[Begin PROVIDED MATERIAL]

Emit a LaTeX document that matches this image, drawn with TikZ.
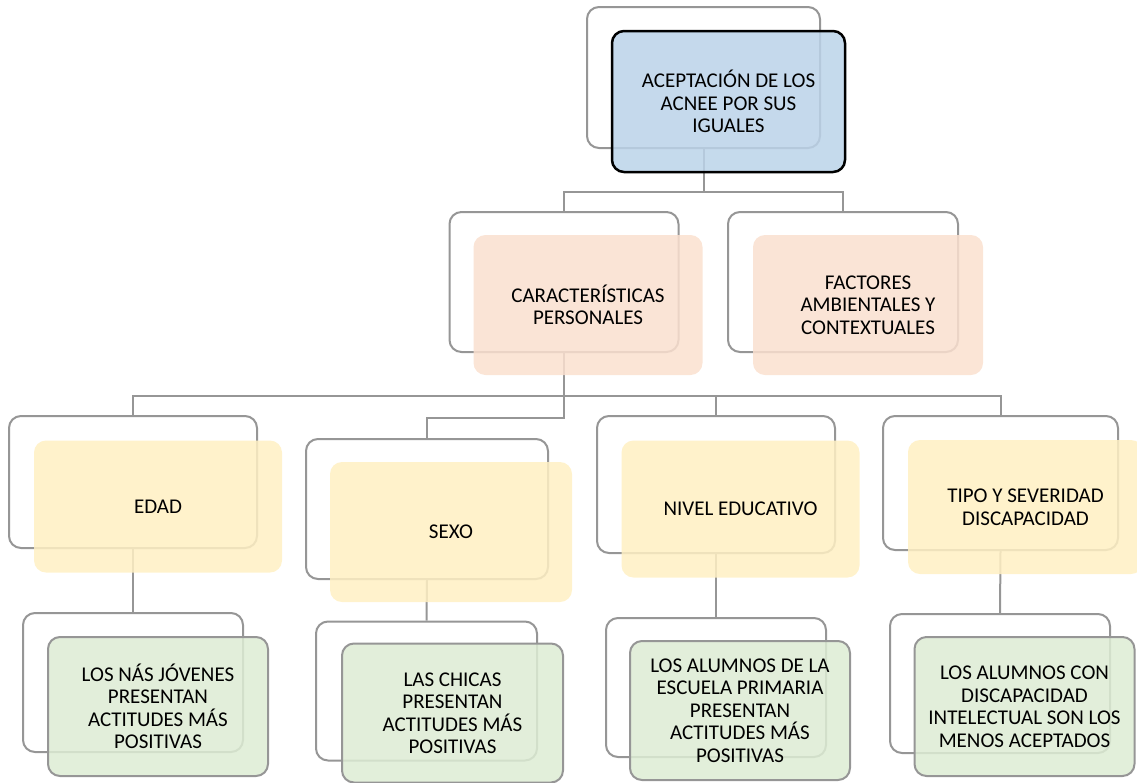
\documentclass[tikz,border=0pt]{standalone}
\usepackage{fontspec}
\setmainfont{Carlito}
\definecolor{lgray}{RGB}{150,150,150}
\definecolor{cblue}{RGB}{187,211,233}
\definecolor{cpeach}{RGB}{250,224,207}
\definecolor{cyellow}{RGB}{255,240,195}
\definecolor{cgreen}{RGB}{221,236,212}
\tikzset{
  back/.style={draw=lgray, line width=2pt, rounded corners=12pt, fill=white, inner sep=0pt},
  front/.style={rounded corners=12pt, fill opacity=0.85, text opacity=1, inner sep=0pt,
    align=center, font=\fontsize{21}{22.5}\selectfont},
  link/.style={draw=lgray, line width=2pt},
}
\begin{document}
\begin{tikzpicture}[x=1pt,y=-1pt]
\useasboundingbox (0,0) rectangle (1137,782);
% back boxes
\node[back, minimum width=233pt, minimum height=141pt] (topb) at (703.5,77.5) {};
\node[back, minimum width=229pt, minimum height=140pt] (l2ab) at (564,282) {};
\node[back, minimum width=230pt, minimum height=140pt] (l2bb) at (843,282) {};
\node[back, minimum width=248pt, minimum height=132pt] (l3ab) at (133,482) {};
\node[back, minimum width=242pt, minimum height=140pt] (l3bb) at (427,509) {};
\node[back, minimum width=238pt, minimum height=137pt] (l3cb) at (716,484.5) {};
\node[back, minimum width=235pt, minimum height=134pt] (l3db) at (1000.5,483) {};
\node[back, minimum width=220pt, minimum height=139pt] (l4ab) at (133,682.5) {};
\node[back, minimum width=221pt, minimum height=139pt] (l4bb) at (426.5,691) {};
\node[back, minimum width=220pt, minimum height=139pt] (l4cb) at (716,687.5) {};
\node[back, minimum width=220pt, minimum height=139pt] (l4db) at (1000,683.5) {};
% rails
\coordinate (r1) at (0,191.5);
\coordinate (r2) at (0,396);
\coordinate (r3) at (0,418);
% connectors
\draw[link] (topb.south) |- (l2ab.north |- r1) -- (l2ab.north);
\draw[link] (topb.south) |- (l2bb.north |- r1) -- (l2bb.north);
\draw[link] (l3ab.north) |- (l3db.north |- r2) -- (l3db.north);
\draw[link] (l3cb.north) -- (l3cb.north |- r2);
\draw[link] (l2ab.south) |- (l3bb.north |- r3) -- (l3bb.north);
\draw[link] (l3ab.south) -- (l4ab.north);
\draw[link] (l3bb.south) -- (l4bb.north);
\draw[link] (l3cb.south) -- (l4cb.north);
\draw[link] (l3db.south) -- (l4db.north);
% front boxes
\node[front, fill=cblue, draw=black, draw opacity=1, line width=2.5pt, minimum width=233pt, minimum height=141pt] (top) at (728.5,101.5) {ACEPTACIÓN DE LOS\\ACNEE POR SUS\\IGUALES};
\node[front, fill=cpeach, minimum width=229pt, minimum height=140pt] (l2a) at (588,305) {CARACTERÍSTICAS\\PERSONALES};
\node[front, fill=cpeach, minimum width=230pt, minimum height=140pt] (l2b) at (868,305) {FACTORES\\AMBIENTALES Y\\CONTEXTUALES};
\node[front, fill=cyellow, minimum width=248pt, minimum height=132pt] (l3a) at (158,506.5) {EDAD};
\node[front, fill=cyellow, minimum width=242pt, minimum height=140pt] (l3b) at (451,532) {SEXO};
\node[front, fill=cyellow, minimum width=238pt, minimum height=137pt] (l3c) at (740.5,509) {NIVEL EDUCATIVO};
\node[front, fill=cyellow, minimum width=235pt, minimum height=134pt] (l3d) at (1025.5,507) {TIPO Y SEVERIDAD\\DISCAPACIDAD};
\node[front, fill=cgreen, draw=lgray, draw opacity=1, line width=2pt, minimum width=220pt, minimum height=139pt] (l4a) at (158,706.5) {LOS NÁS JÓVENES\\PRESENTAN\\ACTITUDES MÁS\\POSITIVAS};
\node[front, fill=cgreen, draw=lgray, draw opacity=1, line width=2pt, minimum width=221pt, minimum height=139pt] (l4b) at (452.5,713) {LAS CHICAS\\PRESENTAN\\ACTITUDES MÁS\\POSITIVAS};
\node[front, fill=cgreen, draw=lgray, draw opacity=1, line width=2pt, minimum width=220pt, minimum height=139pt] (l4c) at (740,710.5) {LOS ALUMNOS DE LA\\ESCUELA PRIMARIA\\PRESENTAN\\ACTITUDES MÁS\\POSITIVAS};
\node[front, fill=cgreen, draw=lgray, draw opacity=1, line width=2pt, minimum width=220pt, minimum height=139pt] (l4d) at (1024.5,706.5) {LOS ALUMNOS CON\\DISCAPACIDAD\\INTELECTUAL SON LOS\\MENOS ACEPTADOS};
\end{tikzpicture}
\end{document}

[End PROVIDED MATERIAL]

# REQUIRED TASK
Restate the whole listing above exactly, except for its images.

# SOLVED PROBLEM
Emit a LaTeX document that matches this image, drawn with TikZ.
\documentclass[tikz,border=0pt]{standalone}
\usepackage{fontspec}
\setmainfont{Carlito}
\definecolor{lgray}{RGB}{150,150,150}
\definecolor{cblue}{RGB}{187,211,233}
\definecolor{cpeach}{RGB}{250,224,207}
\definecolor{cyellow}{RGB}{255,240,195}
\definecolor{cgreen}{RGB}{221,236,212}
\tikzset{
  back/.style={draw=lgray, line width=2pt, rounded corners=12pt, fill=white, inner sep=0pt},
  front/.style={rounded corners=12pt, fill opacity=0.85, text opacity=1, inner sep=0pt,
    align=center, font=\fontsize{21}{22.5}\selectfont},
  link/.style={draw=lgray, line width=2pt},
}
\begin{document}
\begin{tikzpicture}[x=1pt,y=-1pt]
\useasboundingbox (0,0) rectangle (1137,782);
% back boxes
\node[back, minimum width=233pt, minimum height=141pt] (topb) at (703.5,77.5) {};
\node[back, minimum width=229pt, minimum height=140pt] (l2ab) at (564,282) {};
\node[back, minimum width=230pt, minimum height=140pt] (l2bb) at (843,282) {};
\node[back, minimum width=248pt, minimum height=132pt] (l3ab) at (133,482) {};
\node[back, minimum width=242pt, minimum height=140pt] (l3bb) at (427,509) {};
\node[back, minimum width=238pt, minimum height=137pt] (l3cb) at (716,484.5) {};
\node[back, minimum width=235pt, minimum height=134pt] (l3db) at (1000.5,483) {};
\node[back, minimum width=220pt, minimum height=139pt] (l4ab) at (133,682.5) {};
\node[back, minimum width=221pt, minimum height=139pt] (l4bb) at (426.5,691) {};
\node[back, minimum width=220pt, minimum height=139pt] (l4cb) at (716,687.5) {};
\node[back, minimum width=220pt, minimum height=139pt] (l4db) at (1000,683.5) {};
% rails
\coordinate (r1) at (0,191.5);
\coordinate (r2) at (0,396);
\coordinate (r3) at (0,418);
% connectors
\draw[link] (topb.south) |- (l2ab.north |- r1) -- (l2ab.north);
\draw[link] (topb.south) |- (l2bb.north |- r1) -- (l2bb.north);
\draw[link] (l3ab.north) |- (l3db.north |- r2) -- (l3db.north);
\draw[link] (l3cb.north) -- (l3cb.north |- r2);
\draw[link] (l2ab.south) |- (l3bb.north |- r3) -- (l3bb.north);
\draw[link] (l3ab.south) -- (l4ab.north);
\draw[link] (l3bb.south) -- (l4bb.north);
\draw[link] (l3cb.south) -- (l4cb.north);
\draw[link] (l3db.south) -- (l4db.north);
% front boxes
\node[front, fill=cblue, draw=black, draw opacity=1, line width=2.5pt, minimum width=233pt, minimum height=141pt] (top) at (728.5,101.5) {ACEPTACIÓN DE LOS\\ACNEE POR SUS\\IGUALES};
\node[front, fill=cpeach, minimum width=229pt, minimum height=140pt] (l2a) at (588,305) {CARACTERÍSTICAS\\PERSONALES};
\node[front, fill=cpeach, minimum width=230pt, minimum height=140pt] (l2b) at (868,305) {FACTORES\\AMBIENTALES Y\\CONTEXTUALES};
\node[front, fill=cyellow, minimum width=248pt, minimum height=132pt] (l3a) at (158,506.5) {EDAD};
\node[front, fill=cyellow, minimum width=242pt, minimum height=140pt] (l3b) at (451,532) {SEXO};
\node[front, fill=cyellow, minimum width=238pt, minimum height=137pt] (l3c) at (740.5,509) {NIVEL EDUCATIVO};
\node[front, fill=cyellow, minimum width=235pt, minimum height=134pt] (l3d) at (1025.5,507) {TIPO Y SEVERIDAD\\DISCAPACIDAD};
\node[front, fill=cgreen, draw=lgray, draw opacity=1, line width=2pt, minimum width=220pt, minimum height=139pt] (l4a) at (158,706.5) {LOS NÁS JÓVENES\\PRESENTAN\\ACTITUDES MÁS\\POSITIVAS};
\node[front, fill=cgreen, draw=lgray, draw opacity=1, line width=2pt, minimum width=221pt, minimum height=139pt] (l4b) at (452.5,713) {LAS CHICAS\\PRESENTAN\\ACTITUDES MÁS\\POSITIVAS};
\node[front, fill=cgreen, draw=lgray, draw opacity=1, line width=2pt, minimum width=220pt, minimum height=139pt] (l4c) at (740,710.5) {LOS ALUMNOS DE LA\\ESCUELA PRIMARIA\\PRESENTAN\\ACTITUDES MÁS\\POSITIVAS};
\node[front, fill=cgreen, draw=lgray, draw opacity=1, line width=2pt, minimum width=220pt, minimum height=139pt] (l4d) at (1024.5,706.5) {LOS ALUMNOS CON\\DISCAPACIDAD\\INTELECTUAL SON LOS\\MENOS ACEPTADOS};
\end{tikzpicture}
\end{document}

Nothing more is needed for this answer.